Tuesday, May 25, 2010

"God is love" as primary?

There seems to be a common assumption in an awful lot of modern theology that the primary truth about God is that he is love. "God is love" is at least Biblical as a statement (1 John 4:8, 16), and there's a lot of important stuff that can be said about the Trinity from that statement.

But of course, people often load the word "love" with a lot of baggage it wasn't meant to carry, and interpret "God is love" in a way that contradicts large chunks of the rest of the Bible.

But why should "God is love" be primary at all? Why not "God is light; in him there is no darkness at all." (1 John 1:5). After all, it's in the same book. But I don't think either "God is love" or "God is light" is the number one candidate for a three word description beginning "God is...". Nor is "Truth", "Life" or "Wisdom", though there may be something to be said for each of those.

I think there are two possibilities much stronger than either. After all, we're never told that "God is love, love, love", but we are told that he is "holy, holy, holy." Actually, we're told that as many times as we are told that God is love (Isaiah 6:3, Rev 4:8), and we're told that God is holy quite a lot more (Lev 11:44, Lev 11:45; Josh 24:19; 1 Sam 6:20; Ps 22:3; 99:9; Isaiah 5:16; 1 Pe 1:16 for starters). So I'd say "God is holy" is much closer to being his primary attribute that "God is love" on the basis of the Biblical evidence.
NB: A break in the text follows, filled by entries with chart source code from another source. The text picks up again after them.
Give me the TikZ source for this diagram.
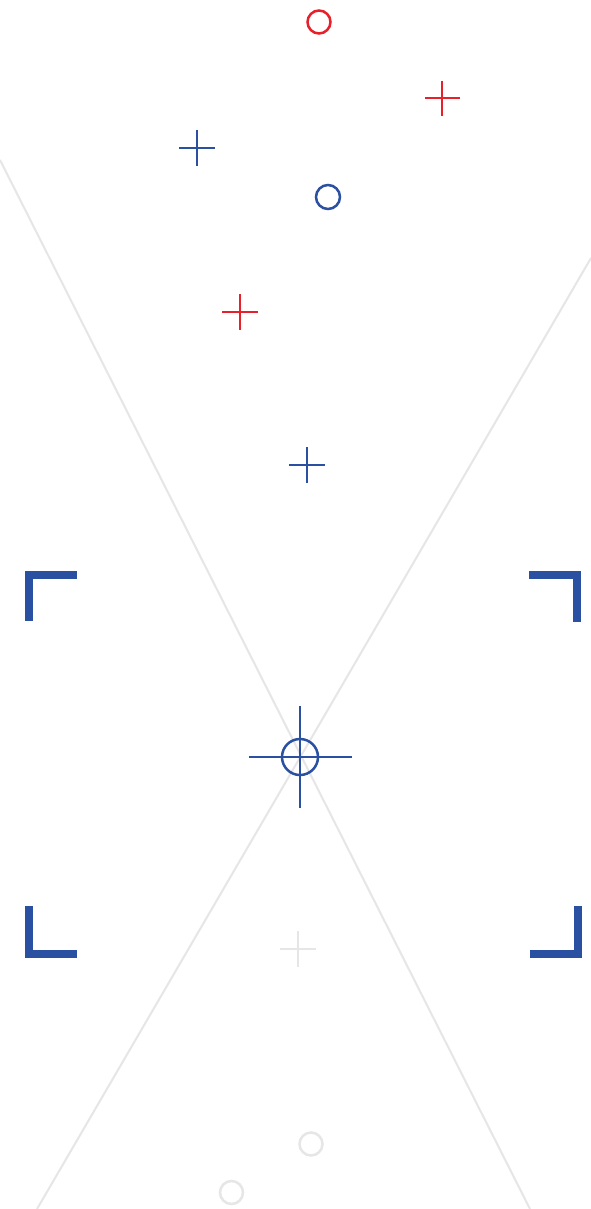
\documentclass[tikz,border=0pt]{standalone}
\definecolor{mred}{HTML}{E8202A}
\definecolor{mblue}{HTML}{2A50A2}
\definecolor{mgray}{HTML}{E6E6E6}
\tikzset{
  plusmark/.style={line width=2.5pt},
  ringmark/.style={line width=2.5pt},
  bracket/.style={line width=8pt, mblue, line cap=butt, line join=miter},
  guide/.style={line width=2pt, mgray}
}
\begin{document}
\begin{tikzpicture}[x=1pt,y=-1pt]
\useasboundingbox[fill=white] (0,0) rectangle (591,1209);
% guide lines
\coordinate (c) at (300,757);
\draw[guide] (0,160) -- (530,1209);
\draw[guide] (591,258) -- (37,1209);
% red marks
\draw[ringmark, mred] (319,22) circle[radius=11.5pt];
\draw[plusmark, mred] (425,98) -- (460,98) (442,81) -- (442,116);
\draw[plusmark, mred] (222,312) -- (258,312) (240,294) -- (240,330);
% blue marks
\draw[plusmark, mblue] (179,148) -- (215,148) (197,130) -- (197,166);
\draw[ringmark, mblue] (328,197) circle[radius=12pt];
\draw[plusmark, mblue] (289,465) -- (325,465) (307,447) -- (307,483);
% crosshair
\draw[plusmark, mblue] (249,757) -- (352,757) (300,706) -- (300,808);
\draw[ringmark, mblue] (c) circle[radius=18pt];
% brackets
\draw[bracket] (29,621) -- (29,575) -- (77,575);
\draw[bracket] (529,574.5) -- (577,574.5) -- (577,622);
\draw[bracket] (28.5,906) -- (28.5,954.3) -- (76.5,954.3);
\draw[bracket] (530,954) -- (577.7,954) -- (577.7,906);
% gray marks
\draw[plusmark, mgray] (280,949) -- (316,949) (298,931) -- (298,967);
\draw[ringmark, mgray] (311,1144) circle[radius=11.5pt];
\draw[ringmark, mgray] (231.5,1192.5) circle[radius=11.5pt];
\end{tikzpicture}
\end{document}
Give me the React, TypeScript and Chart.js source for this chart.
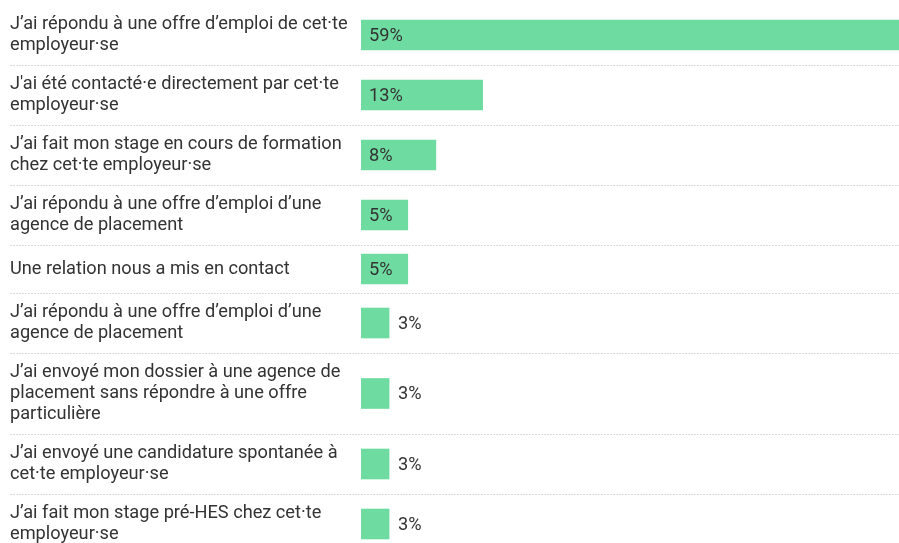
import React, { useEffect, useRef } from "react";
import { Chart, registerables, CategoryScale } from "chart.js";

const categories: string[][] = [
  ["J’ai répondu à une offre d’emploi de cet·te", "employeur·se"],
  ["J'ai été contacté·e directement par cet·te", "employeur·se"],
  ["J’ai fait mon stage en cours de formation", "chez cet·te employeur·se"],
  ["J’ai répondu à une offre d’emploi d’une", "agence de placement"],
  ["Une relation nous a mis en contact"],
  ["J’ai répondu à une offre d’emploi d’une", "agence de placement"],
  ["J’ai envoyé mon dossier à une agence de", "placement sans répondre à une offre", "particulière"],
  ["J’ai envoyé une candidature spontanée à", "cet·te employeur·se"],
  ["J’ai fait mon stage pré-HES chez cet·te", "employeur·se"],
];

const values: number[] = [59, 13, 8, 5, 5, 3, 3, 3, 3];

const BAR_COLOR = "#6EDCA0";
const TEXT_COLOR = "#333333";
const FONT_FAMILY = "Roboto, 'Noto Sans', sans-serif";

// Category scale whose bands grow with the number of label lines
class BandCategoryScale extends (CategoryScale as any) {
  static id = "bandcategory";
  static defaults = (CategoryScale as any).defaults;

  bandEdges(): number[] {
    const labels: any[] = (this as any).getLabels();
    const weights = labels.map((l: any) => {
      const lines = Array.isArray(l) ? l.length : 1;
      return Math.max(lines * 21, 30) + 18;
    });
    const total = weights.reduce((a: number, b: number) => a + b, 0) || 1;
    const top = (this as any).top;
    const k = ((this as any).bottom - top) / total;
    const edges = [top];
    let acc = 0;
    for (const w of weights) {
      acc += w;
      edges.push(top + acc * k);
    }
    return edges;
  }

  getPixelForValue(value: any) {
    if (typeof value !== "number") value = (this as any).parse(value);
    if (value === null || value === undefined || isNaN(value)) return NaN;
    const edges = this.bandEdges();
    if (value < 0 || value >= edges.length - 1) return NaN;
    return (edges[value] + edges[value + 1]) / 2;
  }
}

Chart.register(...registerables, BandCategoryScale as any);

const separatorPlugin = {
  id: "separators",
  beforeDatasetsDraw(chart: any) {
    const scale = chart.scales.y;
    const edges: number[] = scale.bandEdges();
    const ctx = chart.ctx;
    ctx.save();
    ctx.strokeStyle = "#dadada";
    ctx.lineWidth = 1;
    ctx.setLineDash([2, 1]);
    for (let i = 1; i < edges.length - 1; i++) {
      const y = Math.round(edges[i]) + 0.5;
      ctx.beginPath();
      ctx.moveTo(10, y);
      ctx.lineTo(chart.width, y);
      ctx.stroke();
    }
    ctx.restore();
  },
};

const valueLabelPlugin = {
  id: "valueLabels",
  afterDatasetsDraw(chart: any) {
    const ctx = chart.ctx;
    const meta = chart.getDatasetMeta(0);
    const data = chart.data.datasets[0].data as number[];
    ctx.save();
    ctx.font = `18.2px ${FONT_FAMILY}`;
    ctx.fillStyle = TEXT_COLOR;
    ctx.textBaseline = "middle";
    ctx.textAlign = "left";
    meta.data.forEach((bar: any, i: number) => {
      const v = data[i];
      const text = `${v}%`;
      const x = v >= 5 ? bar.base + 8 : bar.x + 9;
      ctx.fillText(text, x, bar.y + 1);
    });
    ctx.restore();
  },
};

export default function App() {
  const canvasRef = useRef<HTMLCanvasElement | null>(null);

  useEffect(() => {
    const canvas = canvasRef.current;
    if (!canvas) return;
    const chart = new Chart(canvas, {
      type: "bar",
      data: {
        labels: categories,
        datasets: [
          {
            data: values,
            backgroundColor: BAR_COLOR,
            borderWidth: 0,
            barThickness: 30,
          },
        ],
      },
      options: {
        indexAxis: "y",
        animation: false,
        responsive: false,
        devicePixelRatio: 1,
        events: [],
        layout: { padding: { top: 5, bottom: 6, left: 10, right: 0 } },
        plugins: {
          legend: { display: false },
          tooltip: { enabled: false },
          title: { display: false },
        },
        scales: {
          x: {
            display: false,
            min: 0,
            max: 59,
          },
          y: {
            type: "bandcategory" as any,
            grid: { display: false },
            border: { display: false },
            ticks: {
              autoSkip: false,
              crossAlign: "far",
              padding: 0,
              color: TEXT_COLOR,
              font: { family: FONT_FAMILY, size: 18.2, lineHeight: 21 / 18.2 },
            },
            afterFit(scale: any) {
              scale.width = 351;
              scale.paddingTop = 0;
              scale.paddingBottom = 0;
            },
          } as any,
        },
      },
      plugins: [separatorPlugin, valueLabelPlugin],
    });
    return () => chart.destroy();
  }, []);

  return (
    <div
      style={{
        position: "fixed",
        left: 0,
        top: 0,
        width: 899,
        height: 543,
        overflow: "hidden",
        background: "#ffffff",
      }}
    >
      <canvas ref={canvasRef} width={913} height={560} style={{ display: "block" }} />
    </div>
  );
}
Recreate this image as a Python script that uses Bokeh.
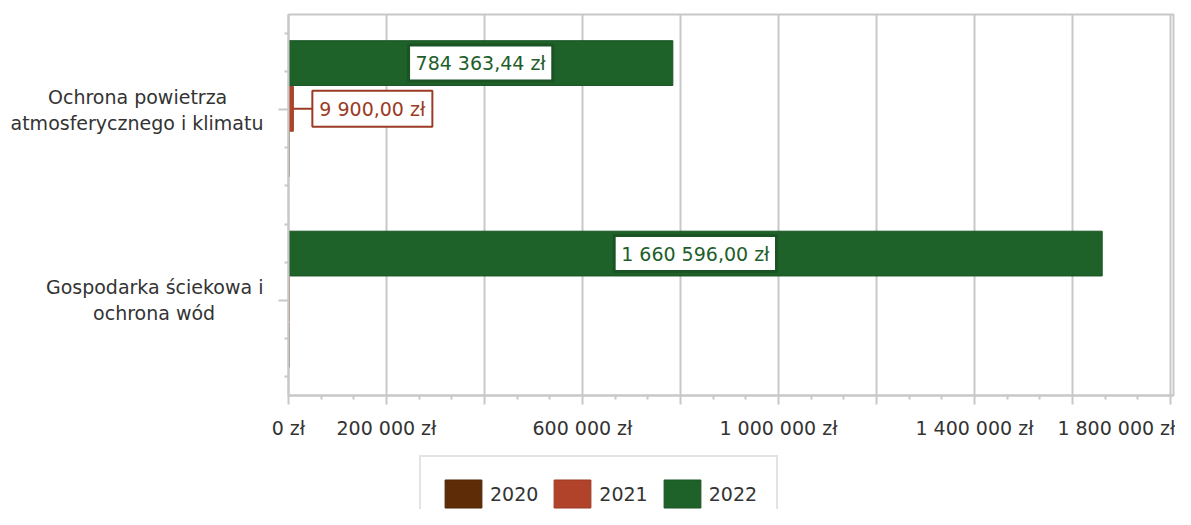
from bokeh.plotting import figure
from bokeh.layouts import column
from bokeh.models import Range1d, FixedTicker, Legend, LegendItem, ColumnDataSource, LinearAxis, Label
from bokeh.embed import file_html
from bokeh.resources import INLINE

# ---- data ----
categories = ["Ochrona powietrza\natmosferycznego i klimatu", "Gospodarka ściekowa i\nochrona wód"]
years = ["2020", "2021", "2022"]
values_2020 = [1000.0, 1000.0]
values_2021 = [9900.0, 1200.0]
values_2022 = [784363.44, 1660596.00]
x_ticks = [0, 200000, 400000, 600000, 800000, 1000000, 1200000, 1400000, 1600000, 1800000]
x_tick_labels = ["0 zł", "200 000 zł", "", "600 000 zł", "", "1 000 000 zł", "", "1 400 000 zł", "", "1 800 000 zł"]

# ---- style ----
FONT = "DejaVu Sans"
FS = "19px"
TEXT = "#333333"
GRID = "#c8c8c8"
NB = "\u00a0"
fill = {"2020": "#5e2c06", "2021": "#b0432a", "2022": "#1e6129"}
edge = {"2020": "#4e2405", "2021": "#9c3b25", "2022": "#1a5424"}
lab_col = {"2020": "#5e2c06", "2021": "#9c3b25", "2022": "#1e5e2a"}
offset = {"2022": -0.245, "2021": -0.005, "2020": 0.235}
BAR_H = 0.235

W = 1175
LB, RB, TB = 288, 2, 14
FRAME_H = 384
AXIS_H = 43
H1 = TB + FRAME_H + AXIS_H
H2 = 509 - H1
frame_w = W - LB - RB
px_per_200k = 98.0
x_end = frame_w / px_per_200k * 200000
units_per_px = x_end / frame_w

p = figure(width=W, height=H1, output_backend="svg", toolbar_location=None,
           x_range=Range1d(0, x_end), y_range=Range1d(2, 0),
           min_border_left=LB, min_border_right=RB, min_border_top=TB, min_border_bottom=AXIS_H)
p.outline_line_color = GRID
p.outline_line_width = 2
p.background_fill_color = "white"
p.border_fill_color = "white"

series = {"2020": values_2020, "2021": values_2021, "2022": values_2022}
sources = {}
for yr in years:
    sources[yr] = ColumnDataSource(dict(y=[i + 0.5 + offset[yr] for i in range(len(categories))],
                                        right=series[yr]))
    p.hbar(y="y", left=0, right="right", height=BAR_H, source=sources[yr],
           fill_color=fill[yr], line_color=edge[yr], line_width=1)

# x axis: tick marks (primary axis)
minor = []
for a, b in zip(x_ticks[:-1], x_ticks[1:]):
    minor += [a + (b - a) / 3, a + 2 * (b - a) / 3]
ax = p.xaxis[0]
ax.ticker = FixedTicker(ticks=x_ticks, minor_ticks=minor)
ax.major_label_overrides = {t: "" for t in x_ticks}
ax.major_label_standoff = 0
ax.axis_line_color = GRID
ax.axis_line_width = 2
ax.major_tick_line_color = GRID
ax.major_tick_line_width = 2
ax.major_tick_in = 0
ax.major_tick_out = 9
ax.minor_tick_line_color = GRID
ax.minor_tick_line_width = 2
ax.minor_tick_in = 0
ax.minor_tick_out = 4
ax.major_label_text_font = FONT
ax.major_label_text_font_size = FS

# x axis: tick labels (the last one pulled inside the canvas)
shown = [(t, l) for t, l in zip(x_ticks, x_tick_labels) if l]
label_pos = [t for t, _ in shown]
label_pos[-1] = x_ticks[-1] - round(47 * units_per_px)
lab_ax = LinearAxis(ticker=FixedTicker(ticks=label_pos, minor_ticks=[]),
                    major_label_overrides={pos: l for pos, (_, l) in zip(label_pos, shown)},
                    axis_line_color=None, major_tick_line_color=None, minor_tick_line_color=None,
                    major_tick_in=0, major_tick_out=0, minor_tick_in=0, minor_tick_out=0,
                    major_label_text_font=FONT, major_label_text_font_size=FS,
                    major_label_text_color=TEXT, major_label_standoff=12)
p.add_layout(lab_ax, "below")

p.xgrid.ticker = FixedTicker(ticks=x_ticks)
p.xgrid.grid_line_color = GRID
p.xgrid.grid_line_width = 2
p.ygrid.visible = False

# y axis (category labels, lines visually centred)
cat_centers = [i + 0.5 for i in range(len(categories))]
pads = [6, 8]
ylabels = {}
for c, name, pad in zip(cat_centers, categories, pads):
    l1, l2 = name.split("\n")
    if len(l1) < len(l2):
        l1 = l1 + NB * pad
    else:
        l2 = l2 + NB * pad
    ylabels[c] = l1 + "\n" + l2
yminor = []
for c in cat_centers:
    yminor += [c - 0.4, c - 0.2, c + 0.2, c + 0.4]
p.yaxis.ticker = FixedTicker(ticks=cat_centers, minor_ticks=yminor)
p.yaxis.major_label_overrides = ylabels
p.yaxis.axis_line_color = GRID
p.yaxis.axis_line_width = 2
p.yaxis.major_tick_line_color = GRID
p.yaxis.major_tick_line_width = 2
p.yaxis.major_tick_in = 0
p.yaxis.major_tick_out = 10
p.yaxis.minor_tick_line_color = GRID
p.yaxis.minor_tick_line_width = 2
p.yaxis.minor_tick_in = 0
p.yaxis.minor_tick_out = 4
p.yaxis.major_label_text_font = FONT
p.yaxis.major_label_text_font_size = FS
p.yaxis.major_label_text_color = TEXT
p.yaxis.major_label_standoff = 15

# data labels
def fmt(v):
    return f"{v:,.2f}".replace(",", " ").replace(".", ",") + " zł"

LABEL_W_PX = 150
for yr in years:
    for i, v in enumerate(series[yr]):
        if v < 5000:
            continue
        yc = i + 0.5 + offset[yr]
        bar_px = v / units_per_px
        if bar_px > LABEL_W_PX:
            p.add_layout(Label(x=v / 2, y=yc, text=fmt(v), text_align="center",
                               text_baseline="middle", text_font=FONT, text_font_size=FS,
                               text_color=lab_col[yr], background_fill_color="white",
                               border_line_color=edge[yr], border_line_width=3, padding=7))
        else:
            lead = 19 * units_per_px
            p.segment(x0=[v], y0=[yc], x1=[v + lead], y1=[yc], line_color=edge[yr], line_width=2)
            p.add_layout(Label(x=v + lead, y=yc, text=fmt(v), text_align="left",
                               text_baseline="middle", text_font=FONT, text_font_size=FS,
                               text_color=lab_col[yr], background_fill_color="white",
                               border_line_color=edge[yr], border_line_width=2, padding=7))

# legend in its own strip below the chart (its frame is aligned with the chart's frame)
q = figure(width=W, height=H2, output_backend="svg", toolbar_location=None,
           x_range=Range1d(0, 1), y_range=Range1d(100, 101),
           x_axis_type=None, y_axis_type=None, min_border=0)
q.outline_line_color = None
q.xgrid.visible = False
q.ygrid.visible = False
leg_r = {}
for yr in years:
    leg_r[yr] = q.hbar(y="y", left=0, right="right", height=BAR_H, source=sources[yr],
                       fill_color=fill[yr], line_color=edge[yr], line_width=1)
LEG_H = 76
LEG_LEFT, LEG_TOP = 419, 456
legend = Legend(items=[LegendItem(label=yr, renderers=[leg_r[yr]]) for yr in years],
                location=(LEG_LEFT - LB, H2 - (LEG_TOP - H1) - LEG_H), orientation="horizontal")
legend.border_line_color = GRID
legend.border_line_width = 2
legend.background_fill_color = "white"
legend.padding = 19
legend.spacing = 11
legend.margin = 0
legend.label_standoff = 4
legend.glyph_width = 46
legend.glyph_height = 35
legend.label_text_font = FONT
legend.label_text_font_size = FS
legend.label_text_color = TEXT
q.add_layout(legend)

open("out.html", "w").write(file_html(column(p, q, spacing=0), INLINE))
The other possibility of course is "God is Jesus".

Now imagine what modern theology would be like if we started with the truth that God is holy rather than the truth that he is love.

8 comments:

bcg said...

I think it was John Stott who said that the best summary of what God is like (apart from Jesus!) is 'holy love', which qualifies both: he is neither holy in the 'holier than thou' sense, nor is he love in the 'warm and fuzzy' sense.

John said...

Yes - I agree that "holy love" is much better than just "love" when taken as a description in isolation.

But to use a distinction I don't wholly agree with, I think that in terms of the way that we experience God, holiness should be primary rather than love. The sense in which God is love is primarily in relation with himself (ok, his other selves); his holiness is primary in relation with the rest of the universe.

Anonymous said...

I think I'd want to suggest that neither love nor holiness is primary. God must be both perfectly loving and perfectly holy or he's not really God. Holding on to love or holiness alone or emphasising one over the other leads to error. If God is primarily holy why didn't he just punish us for our sins instead of paying the price himself? If God is primarily loving rather than holy then why didn't he just let us off? But if God is both perfectly holy and perfectly loving then we have a situation where our sin required the price of a perfect sacrifice to satisfy our offence against his perfect holiness, and because he loved us, he was happy to provide that sacrifice for us.
Or am I missing something as usual?

John said...

Hmmm... We're probably disagreeing over what primary means. I agree that we can only fully understand God's holiness when we understand his love and vice versa.

John said...

Lydia of course suggests "God is God", which I think is remarkably profound...

alienfromzog said...

Hey Custardy,

I think it true to claim that 'God is love' does have some kind of primacy because it is a noun whereas the other attributes are adjectives - God is describe as Holy no Holiness, as Almighty not almight.

Moreover, the nature of God - in perfect relationship in the trinity along with the nature of human beings made in the likeness of God I think is primarily about relationship. Relationship with God, relationship which each other.

Where I think we run into trouble is in a very poor understanding of what love is.

I think we have a very small view of love.

John said...

alienfromzog - "God is light, in him there is no darkness at all"?

I agree in terms of the primacy of love for our understanding of the Trinity...

alienfromzog said...

Sorry for slow reply.

I see what you mean Custard, but I think when John writes 'God is light and in him there is no darkness.' It's not literal in the sense of 'God is love.' (If a non-physical concept can be called literal... but you see what I mean)

God is light, in him is no darkness is a poetic and quite profound comment on God's holiness.

Which again brings me back to my original point.